→ GIVEN TASK
Please pull out every line that includes the string "this".

________

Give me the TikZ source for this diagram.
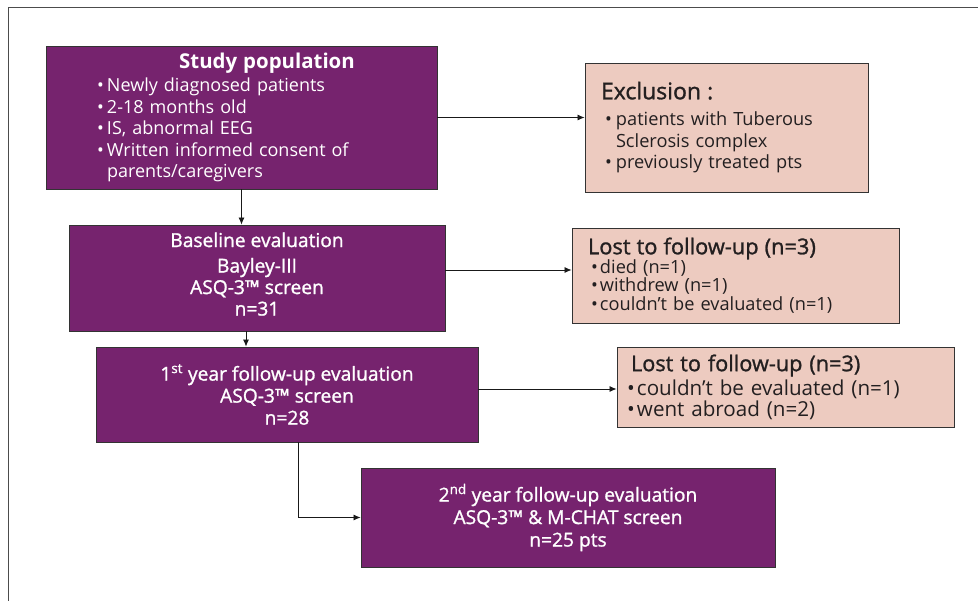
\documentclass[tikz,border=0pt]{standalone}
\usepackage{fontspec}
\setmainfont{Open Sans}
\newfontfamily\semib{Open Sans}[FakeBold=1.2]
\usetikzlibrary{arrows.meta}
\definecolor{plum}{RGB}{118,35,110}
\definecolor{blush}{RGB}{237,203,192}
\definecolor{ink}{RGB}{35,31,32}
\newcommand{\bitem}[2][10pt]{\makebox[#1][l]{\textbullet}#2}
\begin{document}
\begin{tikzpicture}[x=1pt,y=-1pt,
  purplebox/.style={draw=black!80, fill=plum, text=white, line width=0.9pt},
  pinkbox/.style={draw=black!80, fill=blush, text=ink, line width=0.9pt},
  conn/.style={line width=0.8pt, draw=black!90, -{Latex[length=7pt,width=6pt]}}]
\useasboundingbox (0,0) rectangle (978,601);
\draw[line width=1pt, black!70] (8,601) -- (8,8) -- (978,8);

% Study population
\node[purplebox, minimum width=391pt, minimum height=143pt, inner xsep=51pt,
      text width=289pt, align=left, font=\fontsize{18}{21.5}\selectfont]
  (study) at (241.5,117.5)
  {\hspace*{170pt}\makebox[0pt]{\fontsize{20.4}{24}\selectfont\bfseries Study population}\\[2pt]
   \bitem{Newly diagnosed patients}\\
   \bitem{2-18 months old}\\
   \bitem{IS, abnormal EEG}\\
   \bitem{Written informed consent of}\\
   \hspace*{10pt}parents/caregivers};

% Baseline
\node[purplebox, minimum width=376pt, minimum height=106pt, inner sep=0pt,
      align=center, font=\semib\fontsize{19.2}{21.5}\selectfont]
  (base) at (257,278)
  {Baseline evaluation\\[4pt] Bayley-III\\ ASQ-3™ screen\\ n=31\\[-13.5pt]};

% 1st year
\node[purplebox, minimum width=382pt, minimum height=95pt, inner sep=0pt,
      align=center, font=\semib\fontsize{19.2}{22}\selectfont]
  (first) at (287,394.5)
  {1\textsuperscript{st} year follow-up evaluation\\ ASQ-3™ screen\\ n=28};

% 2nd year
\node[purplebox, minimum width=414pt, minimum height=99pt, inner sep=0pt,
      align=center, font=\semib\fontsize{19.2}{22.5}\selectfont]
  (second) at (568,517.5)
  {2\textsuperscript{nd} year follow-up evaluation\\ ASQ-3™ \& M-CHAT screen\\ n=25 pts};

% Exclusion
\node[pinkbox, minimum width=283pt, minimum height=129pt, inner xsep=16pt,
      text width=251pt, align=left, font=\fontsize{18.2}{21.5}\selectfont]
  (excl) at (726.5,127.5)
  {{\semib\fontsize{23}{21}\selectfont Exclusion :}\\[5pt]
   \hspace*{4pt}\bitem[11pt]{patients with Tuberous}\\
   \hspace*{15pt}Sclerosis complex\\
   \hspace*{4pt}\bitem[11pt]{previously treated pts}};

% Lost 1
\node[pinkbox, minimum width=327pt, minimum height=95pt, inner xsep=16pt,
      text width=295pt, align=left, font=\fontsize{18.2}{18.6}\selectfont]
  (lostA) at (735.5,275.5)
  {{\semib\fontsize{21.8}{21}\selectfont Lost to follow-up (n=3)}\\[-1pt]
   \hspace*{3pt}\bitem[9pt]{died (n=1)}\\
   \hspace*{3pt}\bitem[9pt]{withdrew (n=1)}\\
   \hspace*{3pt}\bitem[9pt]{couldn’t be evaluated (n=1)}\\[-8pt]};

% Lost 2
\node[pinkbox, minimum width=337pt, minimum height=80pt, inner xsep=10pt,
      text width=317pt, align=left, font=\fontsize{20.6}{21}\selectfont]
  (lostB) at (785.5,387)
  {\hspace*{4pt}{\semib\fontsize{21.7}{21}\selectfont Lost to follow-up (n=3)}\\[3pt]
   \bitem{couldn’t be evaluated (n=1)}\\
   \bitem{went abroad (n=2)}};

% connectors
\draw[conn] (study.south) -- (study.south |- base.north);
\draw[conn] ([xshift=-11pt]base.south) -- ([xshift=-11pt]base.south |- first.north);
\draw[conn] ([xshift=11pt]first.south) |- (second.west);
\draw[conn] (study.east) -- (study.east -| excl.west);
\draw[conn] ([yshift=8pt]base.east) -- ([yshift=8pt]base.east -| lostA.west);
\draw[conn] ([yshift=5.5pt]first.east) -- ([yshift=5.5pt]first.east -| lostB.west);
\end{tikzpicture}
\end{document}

________

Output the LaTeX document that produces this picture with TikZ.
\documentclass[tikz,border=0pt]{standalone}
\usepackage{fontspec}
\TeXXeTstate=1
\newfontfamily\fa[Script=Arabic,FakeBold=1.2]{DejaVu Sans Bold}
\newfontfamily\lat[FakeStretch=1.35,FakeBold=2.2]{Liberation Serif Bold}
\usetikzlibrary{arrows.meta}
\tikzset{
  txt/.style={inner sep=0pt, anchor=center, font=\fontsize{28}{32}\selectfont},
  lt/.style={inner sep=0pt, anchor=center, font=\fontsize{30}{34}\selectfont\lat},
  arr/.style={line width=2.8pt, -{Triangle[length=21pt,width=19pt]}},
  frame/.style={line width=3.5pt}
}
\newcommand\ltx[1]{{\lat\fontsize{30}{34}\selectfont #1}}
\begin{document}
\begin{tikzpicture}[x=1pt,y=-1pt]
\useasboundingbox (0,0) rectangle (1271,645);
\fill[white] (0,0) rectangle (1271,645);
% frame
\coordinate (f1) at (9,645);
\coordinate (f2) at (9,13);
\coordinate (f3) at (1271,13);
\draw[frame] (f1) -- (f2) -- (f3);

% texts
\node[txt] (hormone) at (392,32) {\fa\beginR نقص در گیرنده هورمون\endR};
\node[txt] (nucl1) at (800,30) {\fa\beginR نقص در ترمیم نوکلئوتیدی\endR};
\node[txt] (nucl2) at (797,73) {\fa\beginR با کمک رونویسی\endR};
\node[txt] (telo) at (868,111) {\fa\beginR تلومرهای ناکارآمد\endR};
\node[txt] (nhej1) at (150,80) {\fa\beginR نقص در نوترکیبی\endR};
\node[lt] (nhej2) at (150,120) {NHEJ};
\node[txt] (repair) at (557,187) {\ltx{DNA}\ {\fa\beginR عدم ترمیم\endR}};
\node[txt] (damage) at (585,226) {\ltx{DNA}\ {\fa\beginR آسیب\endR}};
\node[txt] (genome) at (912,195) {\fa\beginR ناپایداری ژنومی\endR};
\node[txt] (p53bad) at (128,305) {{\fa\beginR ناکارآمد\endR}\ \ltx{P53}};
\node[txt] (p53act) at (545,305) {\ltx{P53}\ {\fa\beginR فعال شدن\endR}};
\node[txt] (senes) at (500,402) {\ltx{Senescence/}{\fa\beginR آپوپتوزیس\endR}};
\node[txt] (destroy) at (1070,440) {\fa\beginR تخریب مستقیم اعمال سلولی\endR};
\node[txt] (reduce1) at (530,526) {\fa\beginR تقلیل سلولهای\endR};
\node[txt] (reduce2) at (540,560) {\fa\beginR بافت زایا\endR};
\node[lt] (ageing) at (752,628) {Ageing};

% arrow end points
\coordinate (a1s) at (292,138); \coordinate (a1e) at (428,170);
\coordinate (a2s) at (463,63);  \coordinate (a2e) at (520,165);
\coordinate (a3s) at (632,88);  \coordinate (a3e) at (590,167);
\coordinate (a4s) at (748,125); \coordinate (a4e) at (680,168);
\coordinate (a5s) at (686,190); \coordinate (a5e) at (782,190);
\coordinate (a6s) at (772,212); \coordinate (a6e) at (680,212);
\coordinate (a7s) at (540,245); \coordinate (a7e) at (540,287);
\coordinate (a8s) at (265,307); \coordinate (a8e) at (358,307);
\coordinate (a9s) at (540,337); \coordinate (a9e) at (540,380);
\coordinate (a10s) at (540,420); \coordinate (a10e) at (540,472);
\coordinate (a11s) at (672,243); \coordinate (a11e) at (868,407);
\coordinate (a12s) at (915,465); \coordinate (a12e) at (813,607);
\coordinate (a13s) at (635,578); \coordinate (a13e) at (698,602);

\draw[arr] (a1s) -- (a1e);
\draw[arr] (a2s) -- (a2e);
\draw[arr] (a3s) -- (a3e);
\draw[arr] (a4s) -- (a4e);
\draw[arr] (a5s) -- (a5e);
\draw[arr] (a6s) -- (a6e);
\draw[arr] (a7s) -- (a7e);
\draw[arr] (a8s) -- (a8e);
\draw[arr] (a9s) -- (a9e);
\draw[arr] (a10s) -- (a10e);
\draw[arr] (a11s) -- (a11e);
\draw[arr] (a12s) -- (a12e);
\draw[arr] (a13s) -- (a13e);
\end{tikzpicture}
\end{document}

________

→ THE RESULT
Give me the TikZ source for this diagram.
Output the LaTeX document that produces this picture with TikZ.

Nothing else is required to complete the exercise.